Jules Verne, All Around the Moon (1870)

Jules Verne, All Around the Moon (1870)

Quote

Over this chaotic region the travellers were now sweeping, as if borne on the wings of a storm; the peaks defiled beneath them; the yawning chasms revealed their ruin-strewn floors; the fissured cracks untwisted themselves; the ramparts showed all their sides; the mysterious holes presented their impenetrable depths; the clustered mountain summits and rings rapidly decomposed themselves: but in a moment again all had become more inextricably entangled than ever. Everything appeared to be the finished handiwork of volcanic agency, in the utmost purity and highest perfection. None of the mollifying effects of air or water could here be noticed. No smooth-capped mountains, no gently winding river channels, no vast prairie-lands of deposited sediment, no traces of vegetation, no signs of agriculture, no vestiges of a great city. Nothing but vast beds of glistering lava, now rough like immense piles of scoriae and clinker, now smooth like crystal mirrors, and reflecting the Sun's rays with the same intolerable glare. Not the faintest speck of life. A world absolutely and completely dead, fixed, still, motionless—save when a gigantic land-slide, breaking off the vertical wall of a crater, plunged down into the soundless depths, with all the fury too of a crashing avalanche, with all the speed of a Niagara, but, in the total absence of atmosphere, noiseless as a feather, as a snow flake, as a grain of impalpable dust.

Basic set up:

In this sequel to Verne's From the Earth to the Moon, Verne's three travellers finally make it to the moon. Or almost. They fly around it in their homemade projectile.

Thematic Analysis

Verne's characters in All Around the Moon don't actually walk on the moon, but they get pretty dang close to it. Thanks to their projectile, they get to circle the moon at pretty close proximity.
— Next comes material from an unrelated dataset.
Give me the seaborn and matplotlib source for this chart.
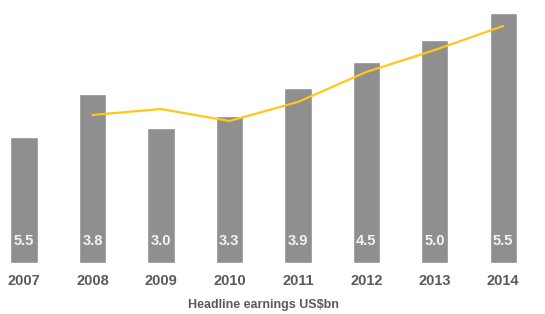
import matplotlib
matplotlib.use("Agg")
import matplotlib.pyplot as plt
import seaborn as sns

years = ["2007", "2008", "2009", "2010", "2011", "2012", "2013", "2014"]
bar_heights = [12.6, 16.9, 13.5, 14.7, 17.5, 20.1, 22.3, 25.0]
bar_labels = ["5.5", "3.8", "3.0", "3.3", "3.9", "4.5", "5.0", "5.5"]
line_years = ["2008", "2009", "2010", "2011", "2012", "2013", "2014"]
line_values = [14.8, 15.4, 14.2, 16.1, 19.1, 21.3, 23.7]

sns.set_style("white")
plt.rcParams["font.family"] = ["Liberation Sans", "DejaVu Sans"]

fig = plt.figure(figsize=(5.45, 3.14), dpi=100)
ax = fig.add_axes([0, 51 / 314, 1, 263 / 314])

sns.barplot(x=years, y=bar_heights, color="#8f8f8f", width=0.4, saturation=1, ax=ax)
xpos = [years.index(y) for y in line_years]
sns.lineplot(x=xpos, y=line_values, color="#ffc814", linewidth=1.6, ax=ax)

for i, lab in enumerate(bar_labels):
    ax.text(i, 2.2, lab, ha="center", va="center", color="#f4f4f4",
            fontsize=10.5, fontweight="bold")

ax.set_xlim(-0.35, 7.61)
ax.set_ylim(0, 26.3)
ax.set_yticks([])
ax.tick_params(axis="x", length=0, pad=8, labelsize=10.5, labelcolor="#5a5a5a")
for t in ax.get_xticklabels():
    t.set_fontweight("bold")
sns.despine(ax=ax, left=True, bottom=True)
ax.set_xlabel("")
ax.set_ylabel("")

fig.text(263 / 545, 1 - 305 / 314, "Headline earnings US$bn", ha="center", va="center",
         fontsize=9, fontweight="bold", color="#5a5a5a")

fig.savefig("out.png", dpi=100)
By focusing on the moon, Jules Verne's story reflects a long tradition in sci-fi of focusing on locations and settings in outer space. Sci-fi writers just love outer space, and as far back as 1870 they were already imagining what outer space would be like.

Stylistic Analysis

The landscape of the moon described above in some ways resembles ours. There are chasms and peaks and mountain summits. Of course we also have chasms and peaks and mountain summits on our own awesome planet.

But the passage also emphasizes just how different the moon's landscape is from ours. "None of the mollifying effects of air or water could here be noticed." And because there's no air or water, the moon's landscape behaves in pretty strange ways. Even when there's a huge landslide, "crashing" like an "avalanche" with the "speed of a Niagara," there's no sound: "in the total absence of atmosphere," the landslide is "noiseless as a feather, as a snow flake, as a grain of impalpable dust."

Whoa. That's way trippier than we would have expected from a guy writing in 1870.